Once they arrived at their destination, the Carrs
commanded their prey to kneel in the snow and ice. As the five begged for their
lives, their tormentors shot them each in the backs of their heads. Then, they
drove over their bodies with Befort’s truck.
Miraculously, courtesy of a metal hairclip, “H.G.”
survived. She didn’t even lose consciousness. Instead, she tried to help her
boyfriend, from whom “blood was squirting everywhere”—including from his
eyes—by wrapping around his head her sweater, the only article of clothing,
mind you, that she was wearing.
Naked, she walked over a mile in the freezing cold to a
stranger’s home in search of help for herself and her friends—for whom, sadly,
it was already too late.
Meanwhile, the Carrs would return to their victims’ home
to pillage it.
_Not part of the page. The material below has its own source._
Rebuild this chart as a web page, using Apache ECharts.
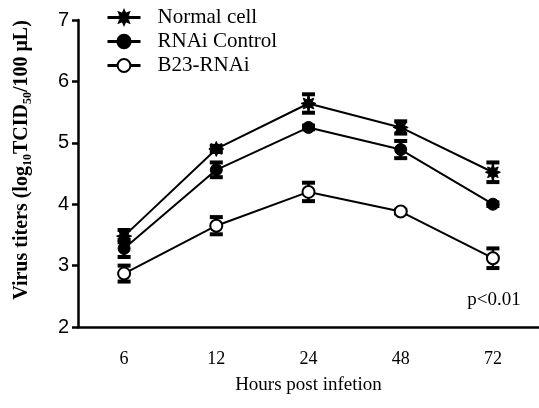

While there, they encountered Nikki, the dog that belonged to
“H.G.” The Carrs pummeled the poor animal with a golf club before driving an
ice pick through it.
The Carrs were arrested and went to trial. “H.G.” took
the stand, explaining that she constantly awakes in “cold sweats” from her
“nightmares,” that “every morning” she must “carefully blow-dry” her hair to
“cover up the spot that,” as result of being shot, “can no longer grow hair,”
and that she has “the scars” on her knees from the rapes to which these “two
soulless monsters” subjected her.
“H.G.” also testified that she has a sexually-transmitted
disease courtesy of one of her rapists.
That a jury of their peers convicted the Carrs of capital
murder and sentenced them to death suggests that they agreed with “H.G.” that
her attackers are “soulless monsters.” Yet on Friday, July 25, by a 6-1
decision, the Kansas Supreme Court, citing procedural problems, maintained the
convictions while overturning the Carrs’ death sentences.
According to The Topeka Capital-Journal, Republican
members of the GOP-controlled Legislature have complained about the “‘activist’
streak” of the justices while noting that Kansas hasn’t had an execution since
1965. But while an anti-death penalty sentiment may account for this outrage,
that racial considerations may be in play is also a possibility not to be
overlooked.
The brothers Carr, you see, are black. All of their
victims are white.
Can there be any doubt that had the racial roles here
been reversed that everything from the coverage of this case—which, nationally
speaking, has been virtually zilch—to this latest travesty of justice would be
different?
In any event, Reginald and Jonathan Carr are as guilty as
sin itself of raw savagery. There can be no conceivable justification for
permitting their natural existence another moment.
And there can be no conceivable justification for
nominating judges who allow their racial preoccupations and other political
predilections to prevail over their duty to rule justly.